6. Audit before general. Independent audit of evals, logs, and guardrails; publish attested report.
7. Generalize & monitor. Enable for all; watch drift monitors; keep pause wired.
8. Post‑incident learning. Blameless reviews; fixes become tests.

Tools you can adopt now

• Bridge score functions. PCA/embedding‑based overlap metrics.
• RLCF pipeline. Human and community feedback to reward shaping.
• Eval registry. Versioned tests; provenance; localized packs.
• Shadow/canary orchestrator with rollback switches
• Decision trace schema.Inputs, rules fired, sources, uncertainties.
• Guardrail engine. Policy‑as‑code for rights/consents.
• Drift monitors. Data, performance, fairness.
• Repro notebooks. Seeded, containerized builds.

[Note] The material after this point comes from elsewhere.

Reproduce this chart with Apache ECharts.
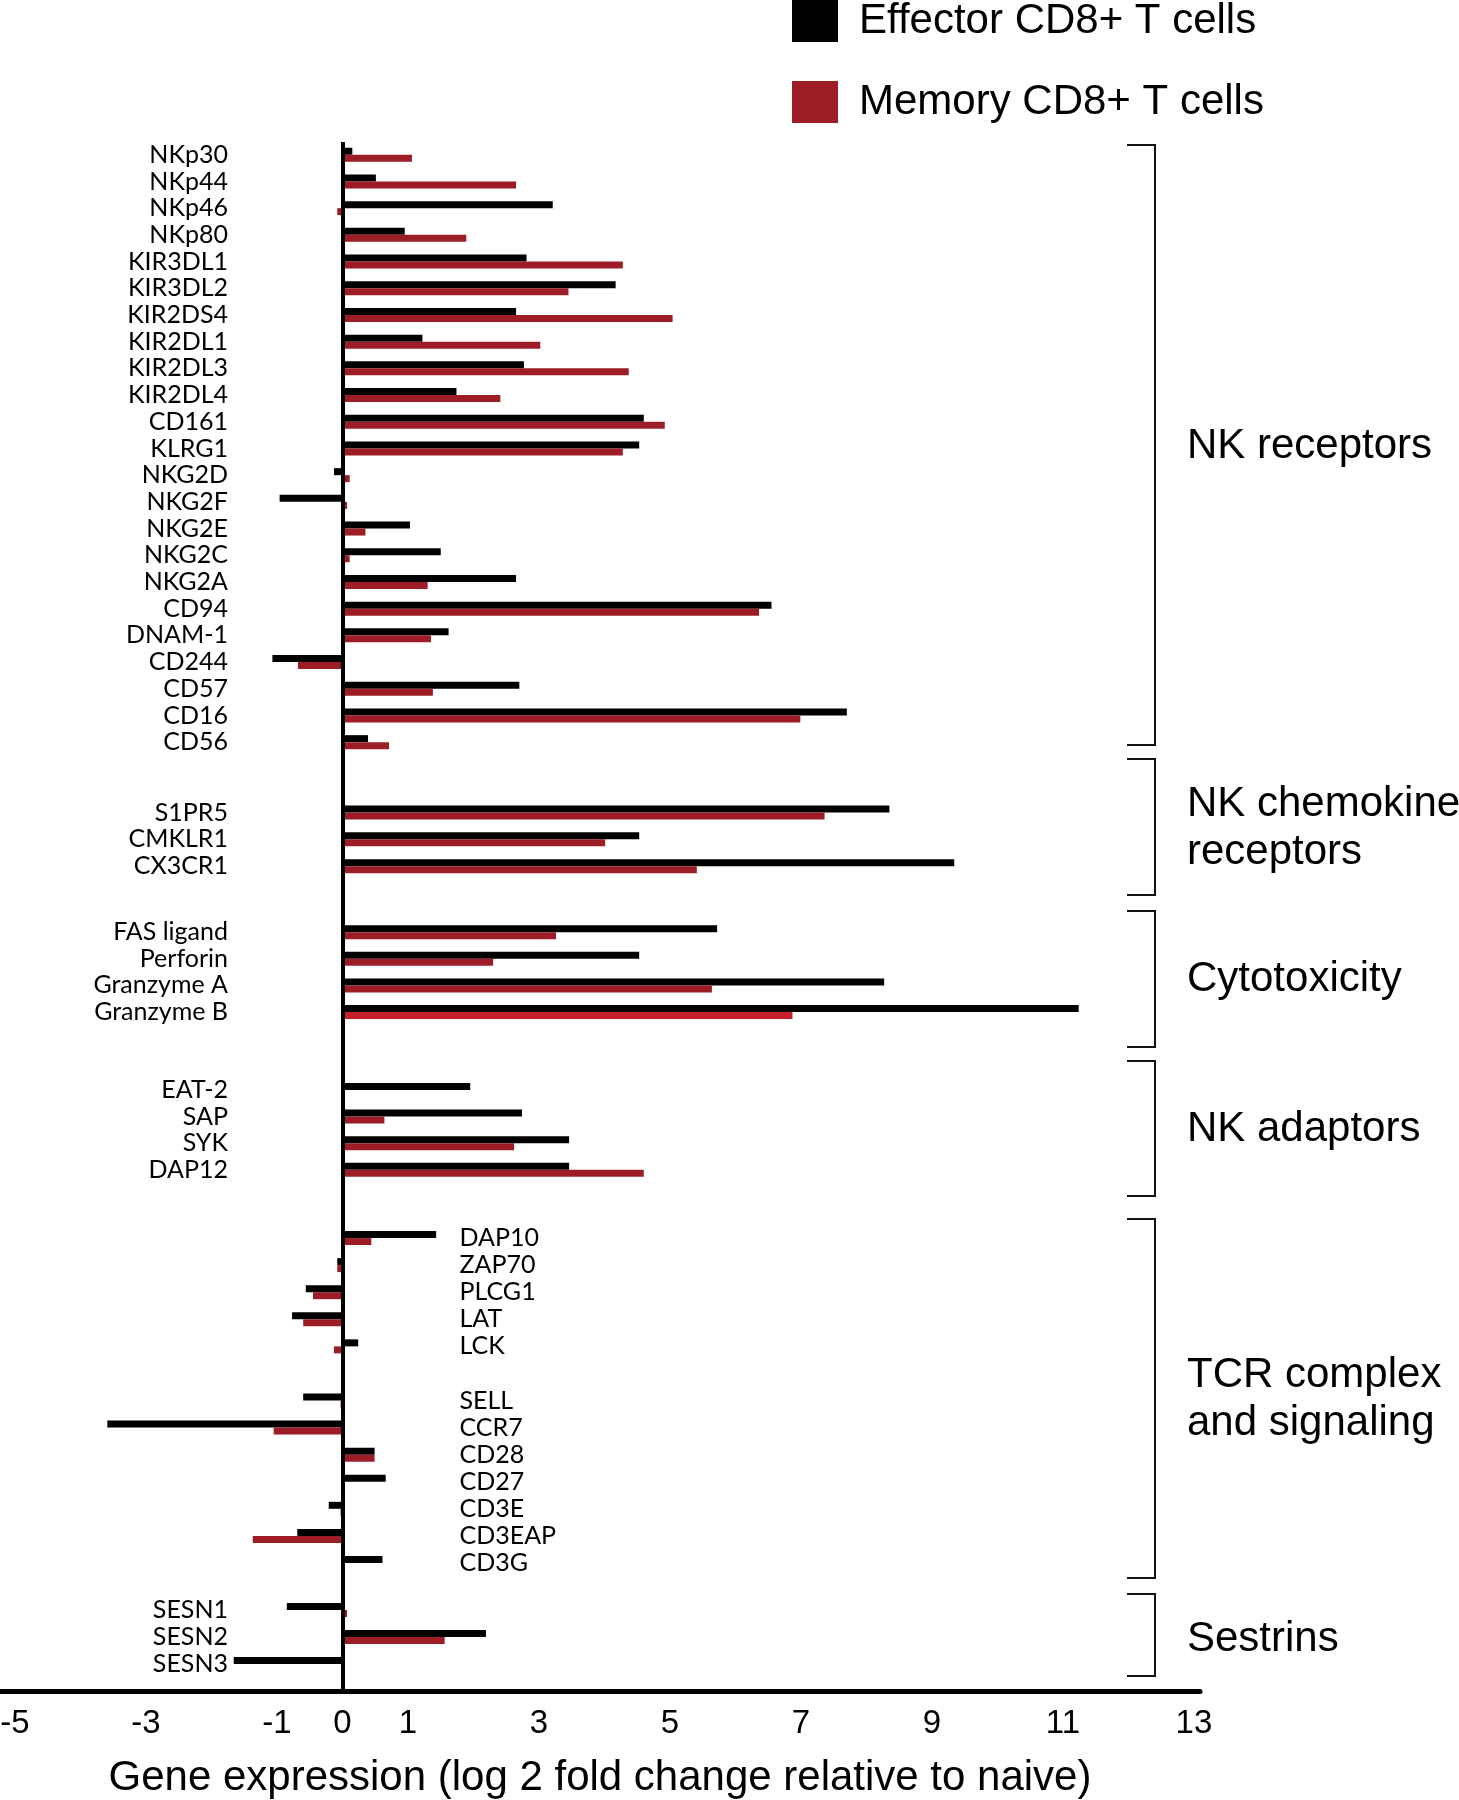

Flood‑bot story - Part III: delivering care

• Bridge ranking. When multiple aid channels exist, the bot’s recommender prioritizes actions that increase cross‑neighborhood endorsement (e.g., messages that both renters and homeowners up‑vote as fair).
• RLCF. The payout policy is trained to reward on‑time delivery without spiking appeals in any cluster.
• Shadow → canary. A new “medical receipts waiver” runs in shadow for a week; then canaries to 10% of S1 claims; rollback bound: appeals >15%.
• Observability. Every denial has a trace: which rule, which sources, uncertainty score, and a receipt link for the claimant.

What could go wrong (and quick fixes)

• Gaming the bridge. Actors craft messages to look “bridging.” Fix: Mix human audits; require durable cross‑group endorsement over time.
• Train/test leakage. Evals look good; reality fails. Fix: Hold‑out datasets, randomized spot checks, live A/Bs with rollback.
• Opaque “black box.” “Trust us” explanations. Fix: Traceable summaries + public examples; auditors can reconstruct decisions.
• Canary bias. Canary slice is unrepresentative. Fix: Stratified sampling; publish canary demographics.

How we keep ourselves honest (what we measure)

• MTTD/MTTR for harm. Mean time to detect/repair regressions.
• Bridge index. Cross‑group endorsement compared to baseline.
• Rollback discipline. % of rollouts with tested rollback; time to rollback.
• Drift alarms. Frequency and time‑to‑triage.
• Trust‑under‑loss delta. Before/after for those who disagreed.

Interfaces with other packs

• From Responsibility: specs, SLAs, brakes.
• To Responsiveness: incident loops and eval registries (Ch4).
• To Solidarity: bridge scores feed civic‑stack incentives (Ch5).
• To Symbiosis: competence proves a kami is ready to stay local.

A Closing image: The bridge

Imagine a well‑kept bridge with inspection tags—date, load test, next check—visible to anyone crossing. People can take confidence in that the bridge will hold and is consistently tested for safety.